Test the deployed service
Now you can test your deployed service.
-
In Azure Machine Learning studio, on the left hand menu, select Endpoints and open the predict-rentals real-time endpoint.
-
On the predict-rentals real-time endpoint page view the Test tab.
-
In the Input data to test endpoint pane, replace the template JSON with the following input data:
{ "input_data": { "columns": [ "day", "mnth", "year", "season", "holiday", "weekday", "workingday", "weathersit", "temp", "atemp", "hum", "windspeed" ], "index": [0], "data": [[1,1,2022,2,0,1,1,2,0.3,0.3,0.3,0.3]] } }
-
Click the Test button.
-
Review the test results, which include a predicted number of rentals based on the input features - similar to this:
[ 352.3564674945718 ]
The test pane took the input data and used the model you trained to return the predicted number of rentals.
Let’s review what you have done. You used a dataset of historical bicycle rental data to train a model. The model predicts the number of bicycle rentals expected on a given day, based on seasonal and meteorological features.
Clean-up
The web service you created is hosted in an Azure Container Instance. If you don’t intend to experiment with it further, you should delete the endpoint to avoid accruing unnecessary Azure usage.
-
In Azure Machine Learning studio, on the Endpoints tab, select the predict-rentals endpoint. Then select Delete and confirm that you want to delete the endpoint.

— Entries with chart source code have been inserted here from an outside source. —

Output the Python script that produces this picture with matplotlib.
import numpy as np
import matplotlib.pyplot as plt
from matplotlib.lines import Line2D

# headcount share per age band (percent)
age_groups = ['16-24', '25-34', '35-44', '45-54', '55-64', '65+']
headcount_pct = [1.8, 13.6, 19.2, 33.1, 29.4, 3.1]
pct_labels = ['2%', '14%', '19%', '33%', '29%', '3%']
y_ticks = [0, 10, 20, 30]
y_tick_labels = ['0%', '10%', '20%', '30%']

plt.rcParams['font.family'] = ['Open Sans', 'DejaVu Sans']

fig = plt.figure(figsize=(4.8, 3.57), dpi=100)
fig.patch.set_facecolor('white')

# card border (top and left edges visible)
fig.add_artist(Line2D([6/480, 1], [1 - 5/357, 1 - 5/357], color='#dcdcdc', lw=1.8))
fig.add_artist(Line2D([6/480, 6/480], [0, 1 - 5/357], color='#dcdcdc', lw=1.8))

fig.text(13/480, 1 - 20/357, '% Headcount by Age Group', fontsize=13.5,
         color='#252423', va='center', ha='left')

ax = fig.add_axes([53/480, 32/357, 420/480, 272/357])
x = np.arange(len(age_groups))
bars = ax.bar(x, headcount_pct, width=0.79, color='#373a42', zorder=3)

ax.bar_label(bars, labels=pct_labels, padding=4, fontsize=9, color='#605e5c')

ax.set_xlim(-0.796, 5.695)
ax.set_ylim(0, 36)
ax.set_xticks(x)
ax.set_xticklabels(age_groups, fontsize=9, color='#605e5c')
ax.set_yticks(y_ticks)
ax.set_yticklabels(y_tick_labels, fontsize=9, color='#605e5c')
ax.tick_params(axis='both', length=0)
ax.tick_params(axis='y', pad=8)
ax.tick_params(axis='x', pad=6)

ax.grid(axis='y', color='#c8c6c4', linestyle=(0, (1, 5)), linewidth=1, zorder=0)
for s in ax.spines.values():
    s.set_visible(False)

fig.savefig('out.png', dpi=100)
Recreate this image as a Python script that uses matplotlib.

Deleting your compute ensures your subscription won’t be charged for compute resources. You will however be charged a small amount for data storage as long as the Azure Machine Learning workspace exists in your subscription. If you have finished exploring Azure Machine Learning, you can delete the Azure Machine Learning workspace and associated resources.
To delete your workspace:
- In the Azure portal, in the Resource groups page, open the resource group you specified when creating your Azure Machine Learning workspace.
- Click Delete resource group, type the resource group name to confirm you want to delete it, and select Delete.